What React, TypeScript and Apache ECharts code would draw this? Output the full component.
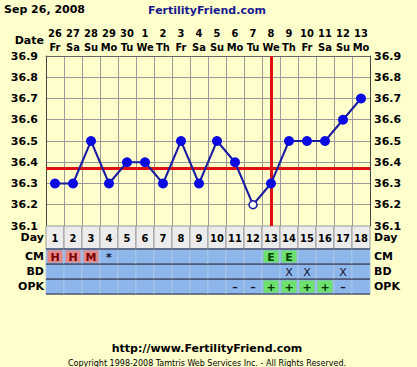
import React, { useEffect, useRef } from "react";
import * as echarts from "echarts";

const dates = ["26","27","28","29","30","1","2","3","4","5","6","7","8","9","10","11","12","13"];
const weekdays = ["Fr","Sa","Su","Mo","Tu","We","Th","Fr","Sa","Su","Mo","Tu","We","Th","Fr","Sa","Su","Mo"];
const cycleDays = ["1","2","3","4","5","6","7","8","9","10","11","12","13","14","15","16","17","18"];
const temps = [36.3,36.3,36.5,36.3,36.4,36.4,36.3,36.5,36.3,36.5,36.4,36.2,36.3,36.5,36.5,36.5,36.6,36.7];
const openPointDays = [12];
const coverline = 36.37;
const ovulationDay = 13;
const yTicks = ["36.1","36.2","36.3","36.4","36.5","36.6","36.7","36.8","36.9"];
const tableRows = ["OPK", "BD", "CM"];
const cmValues = ["H","H","M","*","","","","","","","","","E","E","","","",""];
const bdValues = ["","","","","","","","","","","","","","X","X","","X",""];
const opkValues = ["","","","","","","","","","","-","-","+","+","+","+","-",""];

const FONT = "DejaVu Sans";
const NARROW = "'DejaVu Sans Condensed', 'Liberation Sans', sans-serif";
const BG = "#FFFFCC";
const BLUE_CELL = "#8DB6EA";

function cellStyle(row: string, text: string) {
  if (row === "CM" && (text === "H" || text === "M")) return { fill: "#E48888", color: "#7A0000" };
  if (row === "CM" && text === "E") return { fill: "#6EE06E", color: "#004400" };
  if (row === "OPK" && text === "+") return { fill: "#6EE06E", color: "#003300" };
  return { fill: null, color: "#111133" };
}

export default function App() {
  const ref = useRef<HTMLDivElement>(null);
  useEffect(() => {
    document.body.style.margin = "0";
    const chart = echarts.init(ref.current!, null, { renderer: "svg" });

    const dayCells = cycleDays.map((d, i) => ({ value: [i, 0], text: d }));
    const rowValues: Record<string, string[]> = { CM: cmValues, BD: bdValues, OPK: opkValues };
    const tableCells: any[] = [];
    tableRows.forEach((row, r) => {
      rowValues[row].forEach((t, i) => {
        tableCells.push({ value: [i, r], text: t, row });
      });
    });

    const lineData = temps.map((v, i) =>
      openPointDays.includes(i + 1)
        ? { value: v, symbolSize: 8, itemStyle: { color: "#ffffff", borderColor: "#1a1aa0", borderWidth: 1.5 } }
        : v
    );

    const labelStyle = { fontFamily: FONT, fontWeight: "bold" as const, fontSize: 11, color: "#000" };
    const headStyle = { fontFamily: NARROW, fontWeight: "bold" as const, fontSize: 11, color: "#000" };

    chart.setOption({
      animation: false,
      backgroundColor: BG,
      textStyle: { fontFamily: FONT },
      grid: [
        { left: 46, top: 56, width: 324, height: 170 },
        { left: 46, top: 226, width: 324, height: 23 },
        { left: 46, top: 249, width: 324, height: 45 },
      ],
      xAxis: [
        {
          gridIndex: 0, type: "category", position: "top", data: dates, boundaryGap: true,
          axisLine: { show: true, lineStyle: { color: "#666" } },
          axisTick: { show: false },
          splitLine: { show: true, interval: 0, lineStyle: { color: "#9a9a9a", width: 1 } },
          axisLabel: {
            interval: 0, margin: 2,
            formatter: (v: string, i: number) => `{d|${v}}\n{w|${weekdays[i]}}`,
            rich: {
              d: { ...headStyle, lineHeight: 14 },
              w: { ...headStyle, lineHeight: 14 },
            },
          },
        },
        { gridIndex: 1, type: "category", data: cycleDays, show: false },
        { gridIndex: 2, type: "category", data: cycleDays, show: false },
      ],
      yAxis: [
        {
          gridIndex: 0, type: "value", min: 36.1, max: 36.9, interval: 0.1, position: "left",
          axisLine: { show: true, lineStyle: { color: "#444" } },
          axisTick: { show: false },
          splitLine: { show: true, lineStyle: { color: "#9a9a9a", width: 1 } },
          axisLabel: { ...labelStyle, margin: 8, formatter: (v: number) => yTicks[Math.round((v - 36.1) * 10)] ?? v.toFixed(1) },
        },
        {
          gridIndex: 0, type: "value", min: 36.1, max: 36.9, interval: 0.1, position: "right",
          axisLine: { show: true, lineStyle: { color: "#444" } },
          axisTick: { show: false },
          splitLine: { show: false },
          axisLabel: { ...labelStyle, margin: 4, formatter: (v: number) => yTicks[Math.round((v - 36.1) * 10)] ?? v.toFixed(1) },
        },
        {
          gridIndex: 1, type: "category", data: ["Day"], position: "left",
          axisLine: { show: false }, axisTick: { show: false },
          axisLabel: { ...labelStyle, margin: 2 },
        },
        {
          gridIndex: 1, type: "category", data: ["Day"], position: "right",
          axisLine: { show: false }, axisTick: { show: false },
          axisLabel: { ...labelStyle, margin: 4 },
        },
        {
          gridIndex: 2, type: "category", data: tableRows, position: "left",
          axisLine: { show: false }, axisTick: { show: false },
          axisLabel: { ...labelStyle, margin: 2 },
        },
        {
          gridIndex: 2, type: "category", data: tableRows, position: "right",
          axisLine: { show: false }, axisTick: { show: false },
          axisLabel: { ...labelStyle, margin: 4 },
        },
      ],
      series: [
        {
          type: "line", xAxisIndex: 0, yAxisIndex: 0, data: lineData,
          symbol: "circle", symbolSize: 10,
          itemStyle: { color: "#0a0ae0" },
          lineStyle: { color: "#1a1aa0", width: 2 },
          z: 5,
          markLine: {
            silent: true, symbol: "none", label: { show: false },
            lineStyle: { color: "#dd1111", width: 3, type: "solid" },
            data: [{ yAxis: coverline }, { xAxis: ovulationDay - 1 }],
            z: 3,
          },
        },
        {
          type: "custom", xAxisIndex: 1, yAxisIndex: 2, data: dayCells,
          renderItem: (params: any, api: any) => {
            const c = api.coord([api.value(0), api.value(1)]);
            const s = api.size([1, 1]);
            const x = c[0] - s[0] / 2, y = c[1] - s[1] / 2;
            return {
              type: "group",
              children: [
                { type: "rect", shape: { x, y, width: s[0], height: s[1] }, style: { fill: "#ECECEC", stroke: "#9a9a9a", lineWidth: 1 } },
                { type: "text", style: { x: c[0], y: c[1] + 1, text: dayCells[params.dataIndex].text, align: "center", verticalAlign: "middle", fontFamily: NARROW, fontWeight: "bold", fontSize: 11, fill: "#000" } },
              ],
            };
          },
        },
        {
          type: "custom", xAxisIndex: 2, yAxisIndex: 4, data: tableCells,
          renderItem: (params: any, api: any) => {
            const cell = tableCells[params.dataIndex];
            const c = api.coord([api.value(0), api.value(1)]);
            const s = api.size([1, 1]);
            const x = c[0] - s[0] / 2, y = c[1] - s[1] / 2;
            const st = cellStyle(cell.row, cell.text);
            const children: any[] = [
              { type: "rect", shape: { x, y, width: s[0], height: s[1] }, style: { fill: BLUE_CELL, stroke: "#a9c4e6", lineWidth: 1 } },
            ];
            if (st.fill) {
              children.push({ type: "rect", shape: { x: x + 1.5, y: y + 1.5, width: s[0] - 3, height: s[1] - 3 }, style: { fill: st.fill } });
            }
            children.push({ type: "line", shape: { x1: x, y1: y, x2: x + s[0], y2: y }, style: { stroke: "#1c1c3a", lineWidth: 1 } });
            children.push({ type: "line", shape: { x1: x, y1: y + s[1], x2: x + s[0], y2: y + s[1] }, style: { stroke: "#1c1c3a", lineWidth: 1 } });
            if (cell.text) {
              const isBold = cell.row !== "BD";
              children.push({ type: "text", style: { x: c[0], y: c[1] + 1, text: cell.text === "-" ? "–" : cell.text, align: "center", verticalAlign: "middle", fontFamily: FONT, fontWeight: isBold ? "bold" : "normal", fontSize: 11, fill: st.color } });
            }
            return { type: "group", children };
          },
        },
      ],
      graphic: [
        { type: "text", left: 4, top: 4, style: { text: "Sep 26, 2008", fontFamily: FONT, fontWeight: "bold", fontSize: 11, fill: "#000" } },
        { type: "text", x: 207, y: 10, style: { text: "FertilityFriend.com", align: "center", verticalAlign: "middle", fontFamily: FONT, fontWeight: "bold", fontSize: 11, fill: "#1a1a8c" } },
        { type: "text", x: 44, y: 40, style: { text: "Date", align: "right", verticalAlign: "middle", fontFamily: FONT, fontWeight: "bold", fontSize: 11, fill: "#000" } },
        { type: "text", x: 207, y: 348, style: { text: "http://www.FertilityFriend.com", align: "center", verticalAlign: "middle", fontFamily: FONT, fontWeight: "bold", fontSize: 11, fill: "#000" } },
        { type: "text", x: 207, y: 363, style: { text: "Copyright 1998-2008 Tamtris Web Services Inc. - All Rights Reserved.", align: "center", verticalAlign: "middle", fontFamily: FONT, fontSize: 8, fill: "#000" } },
      ],
    });
    return () => chart.dispose();
  }, []);
  return <div ref={ref} style={{ width: 417, height: 367 }} />;
}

* * *

- [Do this]: Go through the data above and find the lines with the word "React". Copy each of those lines.

- [Reply to the task]:
What React, TypeScript and Apache ECharts code would draw this? Output the full component.
import React, { useEffect, useRef } from "react";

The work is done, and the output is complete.